All of the data must be printed exactly; please include every line.

Supplied material

┌────────

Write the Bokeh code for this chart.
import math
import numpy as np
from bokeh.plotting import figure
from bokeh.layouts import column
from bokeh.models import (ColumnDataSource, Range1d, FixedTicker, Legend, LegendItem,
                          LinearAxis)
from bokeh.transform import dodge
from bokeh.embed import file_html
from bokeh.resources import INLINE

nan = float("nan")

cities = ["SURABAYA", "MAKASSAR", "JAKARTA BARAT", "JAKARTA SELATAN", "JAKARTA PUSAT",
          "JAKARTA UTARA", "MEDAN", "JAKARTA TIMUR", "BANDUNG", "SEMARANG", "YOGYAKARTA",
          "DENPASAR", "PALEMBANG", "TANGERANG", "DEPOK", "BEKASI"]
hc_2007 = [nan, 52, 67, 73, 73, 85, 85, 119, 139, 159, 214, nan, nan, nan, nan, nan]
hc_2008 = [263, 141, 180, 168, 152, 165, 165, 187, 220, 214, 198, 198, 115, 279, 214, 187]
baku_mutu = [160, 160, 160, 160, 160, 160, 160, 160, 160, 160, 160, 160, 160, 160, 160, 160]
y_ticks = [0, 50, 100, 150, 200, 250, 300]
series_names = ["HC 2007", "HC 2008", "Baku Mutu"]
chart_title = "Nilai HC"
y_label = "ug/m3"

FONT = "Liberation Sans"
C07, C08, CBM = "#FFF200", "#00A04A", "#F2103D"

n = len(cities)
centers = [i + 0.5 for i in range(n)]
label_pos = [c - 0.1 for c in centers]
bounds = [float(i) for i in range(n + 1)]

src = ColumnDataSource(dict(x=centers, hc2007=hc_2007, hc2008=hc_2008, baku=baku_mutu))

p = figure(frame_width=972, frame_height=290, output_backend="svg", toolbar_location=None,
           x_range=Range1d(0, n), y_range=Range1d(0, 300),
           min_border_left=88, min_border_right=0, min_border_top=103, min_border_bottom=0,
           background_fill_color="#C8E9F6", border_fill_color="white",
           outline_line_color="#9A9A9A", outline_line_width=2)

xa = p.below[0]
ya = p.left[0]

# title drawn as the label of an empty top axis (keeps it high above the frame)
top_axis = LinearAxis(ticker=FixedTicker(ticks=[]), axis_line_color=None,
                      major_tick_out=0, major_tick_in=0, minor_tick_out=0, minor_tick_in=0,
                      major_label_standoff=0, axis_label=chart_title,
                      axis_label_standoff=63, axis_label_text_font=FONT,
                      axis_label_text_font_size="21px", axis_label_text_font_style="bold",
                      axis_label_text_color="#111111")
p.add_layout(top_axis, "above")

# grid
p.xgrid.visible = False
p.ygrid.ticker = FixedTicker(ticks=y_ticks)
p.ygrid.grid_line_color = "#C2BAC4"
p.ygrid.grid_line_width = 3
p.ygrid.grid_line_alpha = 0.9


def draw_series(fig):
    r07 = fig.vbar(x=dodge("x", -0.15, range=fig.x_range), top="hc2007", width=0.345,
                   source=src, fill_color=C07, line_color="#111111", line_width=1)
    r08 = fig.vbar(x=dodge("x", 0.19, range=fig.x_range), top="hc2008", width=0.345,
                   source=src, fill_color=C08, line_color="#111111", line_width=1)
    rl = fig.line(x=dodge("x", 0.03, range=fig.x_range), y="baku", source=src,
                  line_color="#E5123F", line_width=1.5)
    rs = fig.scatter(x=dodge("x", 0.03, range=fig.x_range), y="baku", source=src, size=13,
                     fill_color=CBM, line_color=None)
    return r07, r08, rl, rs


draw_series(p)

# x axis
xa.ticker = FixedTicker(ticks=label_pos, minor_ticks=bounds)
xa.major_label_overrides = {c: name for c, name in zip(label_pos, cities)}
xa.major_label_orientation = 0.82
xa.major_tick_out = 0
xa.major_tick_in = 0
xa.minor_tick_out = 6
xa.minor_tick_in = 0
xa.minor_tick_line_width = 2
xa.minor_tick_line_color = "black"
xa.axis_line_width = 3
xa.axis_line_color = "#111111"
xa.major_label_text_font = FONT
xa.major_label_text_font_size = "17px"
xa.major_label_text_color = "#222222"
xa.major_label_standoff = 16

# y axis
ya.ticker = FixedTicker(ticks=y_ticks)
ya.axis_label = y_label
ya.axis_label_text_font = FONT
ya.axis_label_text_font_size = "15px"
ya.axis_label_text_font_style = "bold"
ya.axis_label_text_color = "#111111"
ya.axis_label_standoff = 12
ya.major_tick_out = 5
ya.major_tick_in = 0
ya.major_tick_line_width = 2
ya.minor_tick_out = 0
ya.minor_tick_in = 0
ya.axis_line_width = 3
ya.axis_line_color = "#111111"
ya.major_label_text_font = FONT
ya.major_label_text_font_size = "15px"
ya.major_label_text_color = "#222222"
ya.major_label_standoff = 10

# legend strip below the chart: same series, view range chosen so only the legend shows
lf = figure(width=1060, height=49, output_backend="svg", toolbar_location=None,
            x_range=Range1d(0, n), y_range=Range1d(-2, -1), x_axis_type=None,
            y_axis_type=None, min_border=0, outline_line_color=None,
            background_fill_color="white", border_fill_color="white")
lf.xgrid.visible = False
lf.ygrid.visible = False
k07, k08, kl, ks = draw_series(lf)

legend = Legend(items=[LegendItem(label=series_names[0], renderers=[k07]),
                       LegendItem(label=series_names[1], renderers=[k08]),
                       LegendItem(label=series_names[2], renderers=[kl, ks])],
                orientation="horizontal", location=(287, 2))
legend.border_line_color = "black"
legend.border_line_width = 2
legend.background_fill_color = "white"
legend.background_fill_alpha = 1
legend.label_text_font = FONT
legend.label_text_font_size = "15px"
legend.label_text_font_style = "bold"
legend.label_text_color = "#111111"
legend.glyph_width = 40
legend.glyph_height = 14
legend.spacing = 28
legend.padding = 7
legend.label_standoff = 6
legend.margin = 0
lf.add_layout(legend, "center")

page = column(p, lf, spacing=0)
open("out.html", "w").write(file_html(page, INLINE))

└────────

Solution to the exercise
Write the Bokeh code for this chart.
import math
import numpy as np
from bokeh.plotting import figure
from bokeh.layouts import column
from bokeh.models import (ColumnDataSource, Range1d, FixedTicker, Legend, LegendItem,
                          LinearAxis)
from bokeh.transform import dodge
from bokeh.embed import file_html
from bokeh.resources import INLINE

nan = float("nan")

cities = ["SURABAYA", "MAKASSAR", "JAKARTA BARAT", "JAKARTA SELATAN", "JAKARTA PUSAT",
          "JAKARTA UTARA", "MEDAN", "JAKARTA TIMUR", "BANDUNG", "SEMARANG", "YOGYAKARTA",
          "DENPASAR", "PALEMBANG", "TANGERANG", "DEPOK", "BEKASI"]
hc_2007 = [nan, 52, 67, 73, 73, 85, 85, 119, 139, 159, 214, nan, nan, nan, nan, nan]
hc_2008 = [263, 141, 180, 168, 152, 165, 165, 187, 220, 214, 198, 198, 115, 279, 214, 187]
baku_mutu = [160, 160, 160, 160, 160, 160, 160, 160, 160, 160, 160, 160, 160, 160, 160, 160]
y_ticks = [0, 50, 100, 150, 200, 250, 300]
series_names = ["HC 2007", "HC 2008", "Baku Mutu"]
chart_title = "Nilai HC"
y_label = "ug/m3"

FONT = "Liberation Sans"
C07, C08, CBM = "#FFF200", "#00A04A", "#F2103D"

n = len(cities)
centers = [i + 0.5 for i in range(n)]
label_pos = [c - 0.1 for c in centers]
bounds = [float(i) for i in range(n + 1)]

src = ColumnDataSource(dict(x=centers, hc2007=hc_2007, hc2008=hc_2008, baku=baku_mutu))

p = figure(frame_width=972, frame_height=290, output_backend="svg", toolbar_location=None,
           x_range=Range1d(0, n), y_range=Range1d(0, 300),
           min_border_left=88, min_border_right=0, min_border_top=103, min_border_bottom=0,
           background_fill_color="#C8E9F6", border_fill_color="white",
           outline_line_color="#9A9A9A", outline_line_width=2)

xa = p.below[0]
ya = p.left[0]

# title drawn as the label of an empty top axis (keeps it high above the frame)
top_axis = LinearAxis(ticker=FixedTicker(ticks=[]), axis_line_color=None,
                      major_tick_out=0, major_tick_in=0, minor_tick_out=0, minor_tick_in=0,
                      major_label_standoff=0, axis_label=chart_title,
                      axis_label_standoff=63, axis_label_text_font=FONT,
                      axis_label_text_font_size="21px", axis_label_text_font_style="bold",
                      axis_label_text_color="#111111")
p.add_layout(top_axis, "above")

# grid
p.xgrid.visible = False
p.ygrid.ticker = FixedTicker(ticks=y_ticks)
p.ygrid.grid_line_color = "#C2BAC4"
p.ygrid.grid_line_width = 3
p.ygrid.grid_line_alpha = 0.9


def draw_series(fig):
    r07 = fig.vbar(x=dodge("x", -0.15, range=fig.x_range), top="hc2007", width=0.345,
                   source=src, fill_color=C07, line_color="#111111", line_width=1)
    r08 = fig.vbar(x=dodge("x", 0.19, range=fig.x_range), top="hc2008", width=0.345,
                   source=src, fill_color=C08, line_color="#111111", line_width=1)
    rl = fig.line(x=dodge("x", 0.03, range=fig.x_range), y="baku", source=src,
                  line_color="#E5123F", line_width=1.5)
    rs = fig.scatter(x=dodge("x", 0.03, range=fig.x_range), y="baku", source=src, size=13,
                     fill_color=CBM, line_color=None)
    return r07, r08, rl, rs


draw_series(p)

# x axis
xa.ticker = FixedTicker(ticks=label_pos, minor_ticks=bounds)
xa.major_label_overrides = {c: name for c, name in zip(label_pos, cities)}
xa.major_label_orientation = 0.82
xa.major_tick_out = 0
xa.major_tick_in = 0
xa.minor_tick_out = 6
xa.minor_tick_in = 0
xa.minor_tick_line_width = 2
xa.minor_tick_line_color = "black"
xa.axis_line_width = 3
xa.axis_line_color = "#111111"
xa.major_label_text_font = FONT
xa.major_label_text_font_size = "17px"
xa.major_label_text_color = "#222222"
xa.major_label_standoff = 16

# y axis
ya.ticker = FixedTicker(ticks=y_ticks)
ya.axis_label = y_label
ya.axis_label_text_font = FONT
ya.axis_label_text_font_size = "15px"
ya.axis_label_text_font_style = "bold"
ya.axis_label_text_color = "#111111"
ya.axis_label_standoff = 12
ya.major_tick_out = 5
ya.major_tick_in = 0
ya.major_tick_line_width = 2
ya.minor_tick_out = 0
ya.minor_tick_in = 0
ya.axis_line_width = 3
ya.axis_line_color = "#111111"
ya.major_label_text_font = FONT
ya.major_label_text_font_size = "15px"
ya.major_label_text_color = "#222222"
ya.major_label_standoff = 10

# legend strip below the chart: same series, view range chosen so only the legend shows
lf = figure(width=1060, height=49, output_backend="svg", toolbar_location=None,
            x_range=Range1d(0, n), y_range=Range1d(-2, -1), x_axis_type=None,
            y_axis_type=None, min_border=0, outline_line_color=None,
            background_fill_color="white", border_fill_color="white")
lf.xgrid.visible = False
lf.ygrid.visible = False
k07, k08, kl, ks = draw_series(lf)

legend = Legend(items=[LegendItem(label=series_names[0], renderers=[k07]),
                       LegendItem(label=series_names[1], renderers=[k08]),
                       LegendItem(label=series_names[2], renderers=[kl, ks])],
                orientation="horizontal", location=(287, 2))
legend.border_line_color = "black"
legend.border_line_width = 2
legend.background_fill_color = "white"
legend.background_fill_alpha = 1
legend.label_text_font = FONT
legend.label_text_font_size = "15px"
legend.label_text_font_style = "bold"
legend.label_text_color = "#111111"
legend.glyph_width = 40
legend.glyph_height = 14
legend.spacing = 28
legend.padding = 7
legend.label_standoff = 6
legend.margin = 0
lf.add_layout(legend, "center")

page = column(p, lf, spacing=0)
open("out.html", "w").write(file_html(page, INLINE))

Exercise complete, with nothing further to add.